Milliyetçi Hareket Partisi Genel Başkanı Sayın Devlet Bahçeli'nin
AKP Hükümetinin, uluslar arası ilişkilerdeki teslimiyetçi ve pısırık siyaseti ülkemizi her geçen gün yeni bir batağa sürüklemektedir. Bu itibarla, yıllardan beri süre gelen sözde Ermeni soykırım iddiaları, son dönemlerde yoğunlaşmış ve AKP hükümetleri döneminde çok kritik bir aşamaya gelmiştir. Tamamen siyasi bir içeriğe bürünen bu asılsız ve iftira niteliğindeki iddiaların, Türk milletinin geçmişiyle hesaplaşmasına vasat oluşturmak için kullanıldığı gün gibi ortadadır.

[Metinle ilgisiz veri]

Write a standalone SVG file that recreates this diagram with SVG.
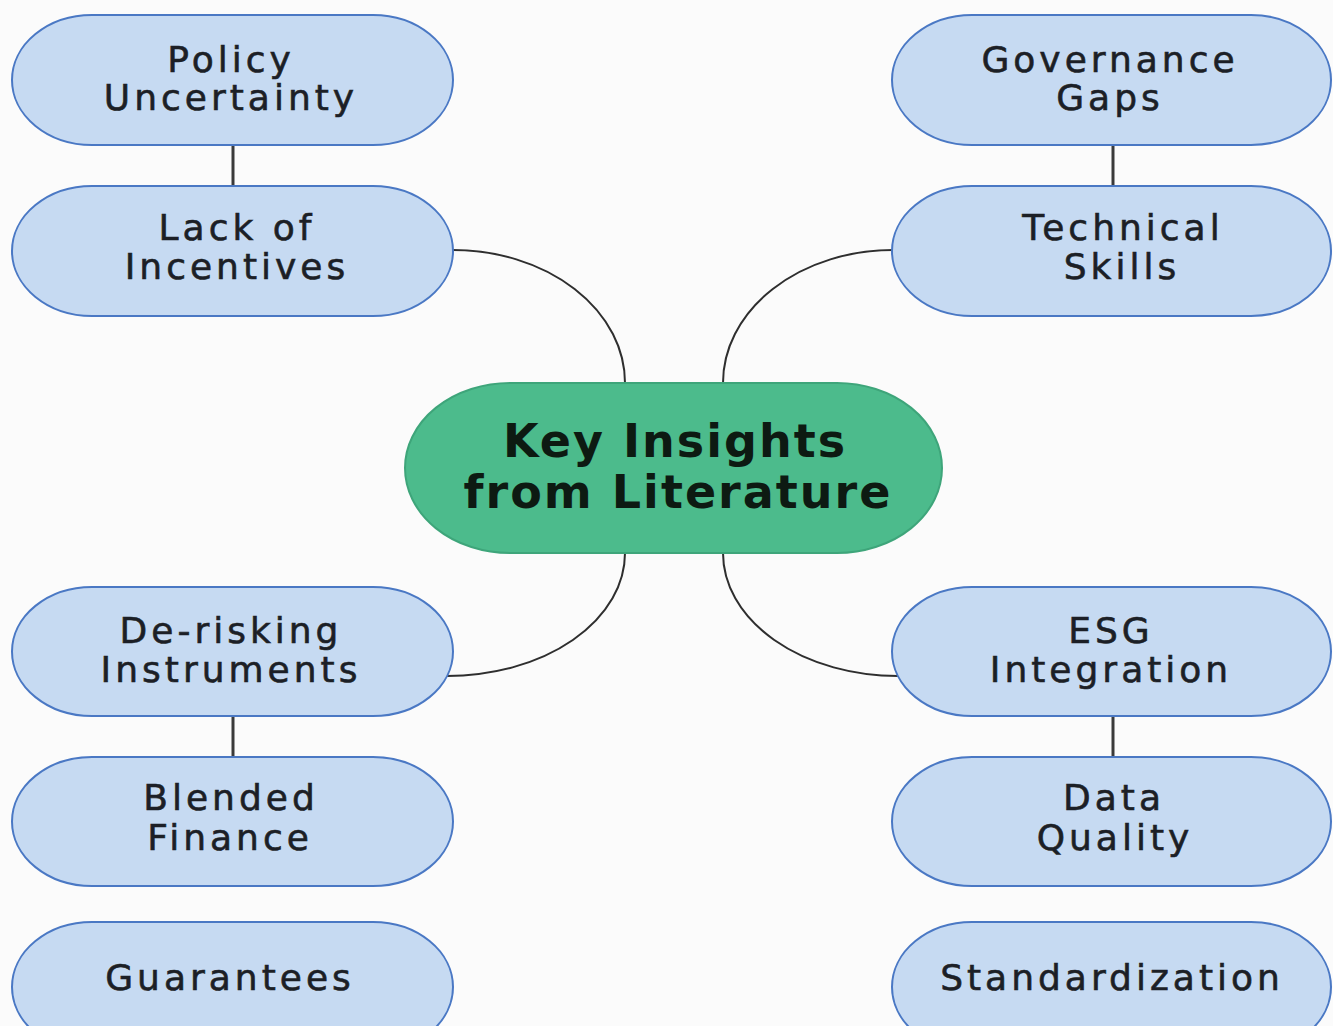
<svg xmlns="http://www.w3.org/2000/svg" width="1333" height="1026" viewBox="0 0 1333 1026">
  <style>
    .bg { fill: #fbfbfb; }
    .node rect { fill: #c6daf2; stroke: #4a78c4; stroke-width: 2; }
    .node text { font-family: "DejaVu Sans", "Liberation Sans", sans-serif; font-size: 36px; letter-spacing: 4px; fill: #1c1f26; stroke: #1c1f26; stroke-width: 0.6; text-anchor: middle; }
    .hub rect { fill: #4cbb8c; stroke: #3ea57a; stroke-width: 2; }
    .hub text { font-family: "DejaVu Sans", "Liberation Sans", sans-serif; font-size: 46px; font-weight: bold; letter-spacing: 2px; fill: #0d1a12; text-anchor: middle; }
    .link { fill: none; stroke: #2e2e2e; stroke-width: 2; }
    .stem { fill: none; stroke: #3a3a3a; stroke-width: 3; }
  </style>
  <rect class="bg" x="0" y="0" width="1333" height="1026"/>

  <g id="connectors">
    <path class="link" d="M453,250 A172,133 0 0 1 625,383"/>
    <path class="link" d="M893,250 A170,133 0 0 0 723,383"/>
    <path class="link" d="M625,553 A178,123 0 0 1 447,676"/>
    <path class="link" d="M723,553 A175,123 0 0 0 898,676"/>
    <line class="stem" x1="233" y1="145" x2="233" y2="186"/>
    <line class="stem" x1="1113" y1="145" x2="1113" y2="186"/>
    <line class="stem" x1="233" y1="716" x2="233" y2="757"/>
    <line class="stem" x1="1113" y1="716" x2="1113" y2="757"/>
  </g>

  <g id="hub" class="hub">
    <rect x="405" y="383" width="537" height="170" rx="105" ry="85"/>
    <text x="675" y="457">Key Insights</text>
    <text x="678" y="508">from Literature</text>
  </g>

  <g id="policy-uncertainty" class="node">
    <rect x="12" y="15" width="441" height="130" rx="80" ry="65"/>
    <text x="231" y="72">Policy</text>
    <text x="231" y="110">Uncertainty</text>
  </g>
  <g id="lack-of-incentives" class="node">
    <rect x="12" y="186" width="441" height="130" rx="80" ry="65"/>
    <text x="237" y="240">Lack of</text>
    <text x="237" y="279">Incentives</text>
  </g>
  <g id="governance-gaps" class="node">
    <rect x="892" y="15" width="439" height="130" rx="80" ry="65"/>
    <text x="1110" y="72">Governance</text>
    <text x="1110" y="110">Gaps</text>
  </g>
  <g id="technical-skills" class="node">
    <rect x="892" y="186" width="439" height="130" rx="80" ry="65"/>
    <text x="1123" y="240">Technical</text>
    <text x="1122" y="279">Skills</text>
  </g>
  <g id="de-risking-instruments" class="node">
    <rect x="12" y="587" width="441" height="129" rx="80" ry="65"/>
    <text x="231" y="643">De-risking</text>
    <text x="231" y="682">Instruments</text>
  </g>
  <g id="blended-finance" class="node">
    <rect x="12" y="757" width="441" height="129" rx="80" ry="65"/>
    <text x="231" y="810">Blended</text>
    <text x="230" y="850">Finance</text>
  </g>
  <g id="guarantees" class="node">
    <rect x="12" y="922" width="441" height="130" rx="80" ry="65"/>
    <text x="230" y="990">Guarantees</text>
  </g>
  <g id="esg-integration" class="node">
    <rect x="892" y="587" width="439" height="129" rx="80" ry="65"/>
    <text x="1111" y="643">ESG</text>
    <text x="1111" y="682">Integration</text>
  </g>
  <g id="data-quality" class="node">
    <rect x="892" y="757" width="439" height="129" rx="80" ry="65"/>
    <text x="1114" y="810">Data</text>
    <text x="1115" y="850">Quality</text>
  </g>
  <g id="standardization" class="node">
    <rect x="892" y="922" width="439" height="130" rx="80" ry="65"/>
    <text x="1112" y="990">Standardization</text>
  </g>
</svg>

Son olarak ABD Temsilciler Meclisi Dış İlişkiler Komitesi’nde, sözde soykırımla ilgili Ermeni iddialarını içeren ve destekleyen tasarı kabul edilmiştir. Başbakan Erdoğan’ın, ecdadımızın tarihini “faşizan yaklaşım” olarak yorumladığı, “isyan elebaşlarına” övgüler düzdüğü süreçte, ABD’nin Türk milletini soykırımcı olarak göstermesi sürpriz olmamıştır. Milliyetçi Hareket Partisi, bu küstah kararı reddetmekte ve ABD’nin; soykırımla ilgili aradığı acı örnekleri bulması için kendi tarihine bakmasını önermektedir. Aziz milletimizin soykırımcı olmadığı yönündeki tarihi hakikati kabul ettirmek yerine, Ermenistan’la yakınlaşmayı ve bunu protokole bağlamayı paravan yapmaya çalışan AKP hükümetinin, bu kararla birlikte dış politikası çökmüş ve harabeye dönmüştür. Önümüzdeki günlerde, ABD’nin sözde soykırımı resmen tanıması halinde, doğrudan Türkiye’yi muhatap alacak hukuki bir tazminat sürecinin başlatılması riski karşımızda durmaktadır. ABD’nin, Ermeni soykırım yasasını, Ermenistan’la ilişkileri normalleştirmesi ve kara sınırını açması için Türkiye üzerinde bir baskı aracı olarak kullanmaya devam edeceği anlaşılmaktadır. Temsilciler Meclisi Dış İlişkiler Komisyonunda alınan karar, ecdadımızı soykırımcı olduğunu iddia ederek seçilen ABD Başkanı’nı, geçen yıl TBMM’de ayakta ve heyecanla alkışlayan AKP zihniyetinin çok büyük bir mağlubiyeti ve aşağılanmasıdır. Bu konuda durumu kurtarmak adına Cumhurbaşkanı’nın, Başbakan’ın ve Dışişleri Bakanı’nın açıklamaları yaşadıkları derin hayal kırıklıklarının bahanesi, yanlış atılan adımların gerekçesi olmuştur. Tek taraflı yanaşarak milli meseleleri çözeceğini zanneden, taviz vererek haklı görüneceğini bekleyen iktidar partisinin artık gerçeklerle yüzleşmesinin zamanı gelmiştir. Bu itibarla, içte ve dışta çoğalan sorun alanları Türkiye’yi bir karar aşmasına ulaştırmıştır. İzleyen süreçte AKP Hükümeti;
Başbakan Erdoğan, Nisan ayında gitmeyi planladığı ABD ziyaretini askıya almalı ve ABD’nin taşeronu olmaktan bir an önce vazgeçmelidir. AKP iktidarının milli menfaatleri gözetmeden ve başka başkentlerin politikalarıyla geldiği bu süreçte, Türkiye sürekli kendini anlatmaya çalışan, sinmiş, savunma hatlarına çekilmiş bir ülke görünümünden artık süratle çıkmalı ve ayağa kalkmalıdır. AKP hükümeti milletimizin hak ve hukukunu, tarihi milli tezlerini her durumda ve her platformda kararlı bir şekilde savunmalıdır. Türk Milleti Başbakan Erdoğan ve hükümetinden bu adımları atmasını acilen beklemektedir.